A Man Who Has Nothing In Particular To Recommend Him Discusses All Sorts of Subjects at Random as Though He Knew Everything

Tango D’Amore

Sit and drink and sit and drink and sit.

If she doesn’t show up soon, I swear I’m going to wear this guy’s guts for suspenders. I’m going to take this place apart brick by brick. That’s not much of a boast. The bricks only have a passing relationship to each other anyway. The mortar looks like it was mixed from the stuff in funeral urns and mouthwash. The spiderwebs are structural, installed in the 17th century. The spiders have long since moved to a nicer place, like a sewer or the bottom of a shoe. Columbus’s dandruff is hanging in the stuff.

I grew up in the street and turned out as tough and smart as any hydrant, but around here I’m like a clockmaker. They come and go as they please, and setting a date or a time on something is like lighting candles in church. Might work; who knows? I like the churches here better, too. There’s guys on the walls eating people whole and stabbing them with pitchforks and cooking them in pots. I go in there when the monk’s off and sit among my own kind.

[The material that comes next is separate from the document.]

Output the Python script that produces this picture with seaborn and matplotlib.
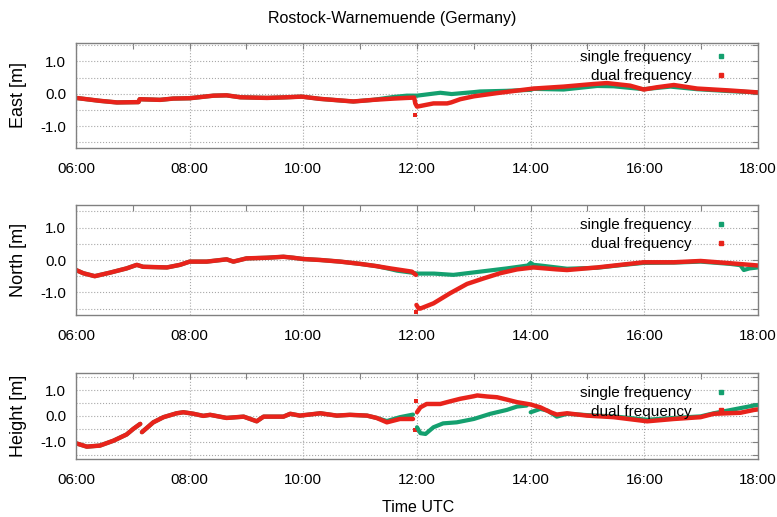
import numpy as np
import pandas as pd
import matplotlib
matplotlib.use("Agg")
import matplotlib.pyplot as plt
import seaborn as sns
from matplotlib.lines import Line2D
from matplotlib.ticker import FixedLocator, FixedFormatter

# ---------------- data (hours UTC, metres); NaN marks a gap ----------------
title = "Rostock-Warnemuende (Germany)"
series_names = ["single frequency", "dual frequency"]
panel_labels = ["East [m]", "North [m]", "Height [m]"]
x_tick_values = [6, 8, 10, 12, 14, 16, 18]
x_tick_labels = ["06:00", "08:00", "10:00", "12:00", "14:00", "16:00", "18:00"]
y_tick_values = [-1.0, 0.0, 1.0]
y_tick_labels = ["-1.0", "0.0", "1.0"]

nan = np.nan

# East
east_common_t = [6.0, 6.42, 6.72, 7.1, 7.12, 7.48, 7.71, 8.0, 8.42, 8.65, 8.89,
                 9.36, 9.71, 9.97, 10.3, 10.88, 11.23]
east_common_v = [-0.13, -0.22, -0.27, -0.26, -0.17, -0.19, -0.15, -0.14, -0.06, -0.05, -0.11,
                 -0.13, -0.11, -0.09, -0.16, -0.24, -0.19]
east_single_t = east_common_t + [11.59, 11.82, 12.0, 12.41, 12.61, 13.0, 13.11, 13.58, 14.0,
                                 14.05, 14.58, 15.17, 15.46, 15.99, 16.46, 16.93, 17.51, 18.0]
east_single_v = east_common_v + [-0.10, -0.06, -0.06, 0.03, -0.01, 0.05, 0.07, 0.09, 0.12,
                                 0.15, 0.13, 0.24, 0.23, 0.14, 0.22, 0.14, 0.08, 0.04]
east_dual_t = east_common_t + [11.59, 11.82, 11.95, 11.97, 12.0, 12.29, 12.53, 12.6, 12.76,
                               13.0, 13.41, 13.82, 14.05, 14.58, 15.1, 15.34, 15.75, 15.99,
                               16.22, 16.52, 16.93, 17.51, 18.0]
east_dual_v = east_common_v + [-0.15, -0.13, -0.12, -0.30, -0.40, -0.30, -0.30, -0.27, -0.17,
                               -0.08, 0.02, 0.11, 0.16, 0.22, 0.30, 0.33, 0.25, 0.13,
                               0.20, 0.27, 0.16, 0.10, 0.04]
east_dual_out_t = [11.97]
east_dual_out_v = [-0.65]

# North
north_common_t = [6.0, 6.13, 6.33, 6.6, 6.89, 7.07, 7.18, 7.6, 7.83, 8.0, 8.3, 8.65, 8.77,
                  9.0, 9.36, 9.65, 9.82, 10.0, 10.3, 10.65, 11.0, 11.29]
north_common_v = [-0.31, -0.41, -0.50, -0.39, -0.26, -0.15, -0.21, -0.23, -0.15, -0.05, -0.05,
                  0.02, -0.05, 0.05, 0.07, 0.10, 0.07, 0.03, 0.0, -0.05, -0.12, -0.19]
north_single_t = north_common_t + [11.53, 11.65, 11.91, 12.0, 12.3, 12.64, 13.11, 13.58, 13.95,
                                   14.0, 14.05, 14.17, 14.64, 15.17, 15.58, 15.99, 16.52, 16.99,
                                   17.51, 17.69, 17.75, 17.85, 18.0]
north_single_v = north_common_v + [-0.28, -0.33, -0.39, -0.42, -0.42, -0.46, -0.36, -0.26, -0.17,
                                   -0.09, -0.15, -0.17, -0.27, -0.24, -0.16, -0.09, -0.08, -0.05,
                                   -0.12, -0.16, -0.31, -0.26, -0.23]
north_dual_t = north_common_t + [11.53, 11.91, 11.98, nan, 11.99, 12.03, 12.06, 12.29, 12.58,
                                 12.88, 13.17, 13.46, 13.76, 14.05, 14.46, 14.64, 15.17, 15.58,
                                 15.99, 16.52, 16.99, 17.51, 18.0]
north_dual_v = north_common_v + [-0.26, -0.36, -0.46, nan, -1.39, -1.50, -1.50, -1.34, -1.03,
                                 -0.74, -0.57, -0.41, -0.29, -0.23, -0.29, -0.31, -0.23, -0.15,
                                 -0.07, -0.07, -0.03, -0.10, -0.17]
north_dual_out_t = [11.99]
north_dual_out_v = [-1.60]

# Height
height_common_t = [6.0, 6.19, 6.42, 6.66, 6.89, 7.01, 7.13, nan, 7.16, 7.36, 7.54, 7.77, 7.89,
                   8.07, 8.24, 8.36, 8.65, 8.95, 9.18, 9.3, 9.65, 9.77, 9.94, 10.3, 10.59,
                   10.82, 11.12, 11.29]
height_common_v = [-1.06, -1.19, -1.15, -0.96, -0.72, -0.50, -0.31, nan, -0.63, -0.25, -0.05,
                   0.10, 0.14, 0.08, 0.0, 0.04, -0.08, -0.03, -0.21, -0.03, -0.03, 0.08, 0.01,
                   0.10, 0.01, 0.04, 0.01, -0.08]
height_single_t = height_common_t + [11.47, 11.7, 11.93, nan, 12.0, 12.06, 12.15, 12.29, 12.46,
                                     12.7, 13.0, 13.29, 13.58, 13.76, 13.93, nan, 14.0, 14.17,
                                     14.3, 14.46, 14.64, 14.99, 15.46, 16.05, 16.52, 16.99,
                                     17.22, 17.69, 17.93, 18.0]
height_single_v = height_common_v + [-0.20, -0.05, 0.05, nan, -0.44, -0.67, -0.70, -0.44, -0.29,
                                     -0.25, -0.12, 0.08, 0.23, 0.36, 0.40, nan, 0.14, 0.27,
                                     0.20, -0.03, 0.08, 0.03, -0.02, -0.15, -0.08, -0.02,
                                     0.10, 0.30, 0.40, 0.42]
height_dual_t = height_common_t + [11.47, 11.7, 11.93, nan, 12.0, 12.06, 12.17, 12.41, 12.58,
                                   12.76, 13.0, 13.06, 13.23, 13.41, 13.58, 13.76, 14.0, 14.17,
                                   14.35, 14.46, 14.64, 14.99, 15.46, 16.05, 16.52, 16.99,
                                   17.22, 17.69, 17.93, 18.0]
height_dual_v = height_common_v + [-0.25, -0.12, -0.12, nan, 0.14, 0.33, 0.46, 0.46, 0.56,
                                   0.66, 0.76, 0.79, 0.75, 0.72, 0.63, 0.53, 0.44, 0.33,
                                   0.14, 0.05, 0.10, 0.01, -0.05, -0.21, -0.12, -0.05,
                                   0.08, 0.12, 0.23, 0.25]
height_dual_out_t = [11.96, 11.98]
height_dual_out_v = [-0.54, 0.59]

# ---------------- styling ----------------
sns.set_style("white")
plt.rcParams["font.family"] = ["Liberation Sans", "DejaVu Sans"]
plt.rcParams["axes.unicode_minus"] = False
plt.rcParams["text.color"] = "black"
plt.rcParams["axes.labelcolor"] = "black"

GREEN = "#14a06f"
RED = "#e8231b"
W, H = 777, 517


def to_df(t, v, name):
    df = pd.DataFrame({"time": t, "value": v})
    df["seg"] = df["value"].isna().cumsum()
    df = df.dropna().copy()
    df["series"] = name
    return df


panels = [
    dict(label=panel_labels[0], st=east_single_t, sv=east_single_v, dt=east_dual_t,
         dv=east_dual_v, ot=east_dual_out_t, ov=east_dual_out_v,
         top=42.7, bot=148.3, ylim=(-1.69, 1.58), legtop=50.5),
    dict(label=panel_labels[1], st=north_single_t, sv=north_single_v, dt=north_dual_t,
         dv=north_dual_v, ot=north_dual_out_t, ov=north_dual_out_v,
         top=205.0, bot=315.0, ylim=(-1.70, 1.70), legtop=218.5),
    dict(label=panel_labels[2], st=height_single_t, sv=height_single_v, dt=height_dual_t,
         dv=height_dual_v, ot=height_dual_out_t, ov=height_dual_out_v,
         top=372.7, bot=459.3, ylim=(-1.68, 1.67), legtop=386.0),
]

fig = plt.figure(figsize=(W / 100, H / 100), dpi=100)
left_px, right_px = 76, 758

for p in panels:
    ax = fig.add_axes([left_px / W, 1 - p["bot"] / H, (right_px - left_px) / W,
                       (p["bot"] - p["top"]) / H])
    ds = to_df(p["st"], p["sv"], series_names[0])
    dd = to_df(p["dt"], p["dv"], series_names[1])
    sns.lineplot(data=ds, x="time", y="value", units="seg", estimator=None, sort=False,
                 color=GREEN, linewidth=3.0, legend=False, ax=ax)
    sns.lineplot(data=dd, x="time", y="value", units="seg", estimator=None, sort=False,
                 color=RED, linewidth=3.2, legend=False, ax=ax)
    sns.scatterplot(x=p["ot"], y=p["ov"], color=RED, s=9, linewidth=0, marker="s",
                    legend=False, ax=ax)

    ax.set_xlim(6, 18)
    ax.set_ylim(*p["ylim"])
    ax.xaxis.set_major_locator(FixedLocator(x_tick_values))
    ax.xaxis.set_major_formatter(FixedFormatter(x_tick_labels))
    ax.xaxis.set_minor_locator(FixedLocator([7, 9, 11, 13, 15, 17]))
    ax.yaxis.set_major_locator(FixedLocator(y_tick_values))
    ax.yaxis.set_major_formatter(FixedFormatter(y_tick_labels))
    ax.yaxis.set_minor_locator(FixedLocator([-1.5, -0.5, 0.5, 1.5]))
    ax.tick_params(axis="both", which="both", direction="in", top=True, right=True,
                   color="#808080", width=0.8)
    ax.tick_params(axis="both", which="major", length=4, labelsize=10.8, colors="#808080",
                   labelcolor="black")
    ax.tick_params(axis="both", which="minor", length=4)
    ax.tick_params(axis="x", which="major", pad=10)
    ax.tick_params(axis="y", which="major", pad=7)
    ax.grid(True, axis="x", which="major", linestyle=":", color="#a8a8a8", linewidth=0.8)
    ax.grid(True, axis="y", which="both", linestyle=":", color="#a8a8a8", linewidth=0.8)
    for s in ax.spines.values():
        s.set_color("#808080")
        s.set_linewidth(1.0)
    ax.set_xlabel("")
    ax.set_ylabel(p["label"], fontsize=13, color="black")
    ax.yaxis.set_label_coords((27 - left_px) / (right_px - left_px), 0.5)

    handles = [Line2D([], [], marker="s", linestyle="none", markersize=2.5, color=GREEN),
               Line2D([], [], marker="s", linestyle="none", markersize=2.5, color=RED)]
    ax.legend(handles, series_names, loc="upper right",
              bbox_to_anchor=(728.5 / W, 1 - p["legtop"] / H), bbox_transform=fig.transFigure,
              frameon=False, markerfirst=False, handlelength=1.0, handletextpad=1.4,
              borderpad=0, borderaxespad=0, labelspacing=0.3, fontsize=11,
              labelcolor="black")

fig.text(392 / W, 1 - 18 / H, title, ha="center", va="center", fontsize=11.5, color="black")
fig.text(418 / W, 1 - 507 / H, "Time UTC", ha="center", va="center", fontsize=11.5,
         color="black")

fig.savefig("out.png", dpi=100)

The waitress ain’t half bad –more like three-quarters — but all these dago women sure got some melons in their sacks. I swear they wear brassieres to hold them down, not up. They’d just as soon stab you as tell you to take out the garbage, but that’s half the fun in it, ain’t it? But sleeping with one eye on the door and one eye on the kitchen knives wears a man out after a while. I wish the Germans were still here so I could kill someone and not get yelled at.

3 Responses

  1. Boy, you sure do have a way with words – structural spiderwebs – I got 'em, except around here we call them load bearing cobwebs. It's a dialect thing…

  2. We called those Tedeschis. An they ain't got nuthin on us.

    Sorry. I can't keep up with your level of prose. Mine starts to sound like TTStooges too soon. Yours stays fresh even without the ice box.

    Keep em coming, please.

  3. Sooo…you're just so angry about the woman bein' late showin' up you're gonna take it out on some poor schlub playin' the squeeze-box. Life's bad; you're badder. Other'n that, you got that eye for details and such that I kinda like.

    I been called Bad for 41 years now, havin' worked up to it for a few years.

    I see you can be damn' good when you set your mind to it.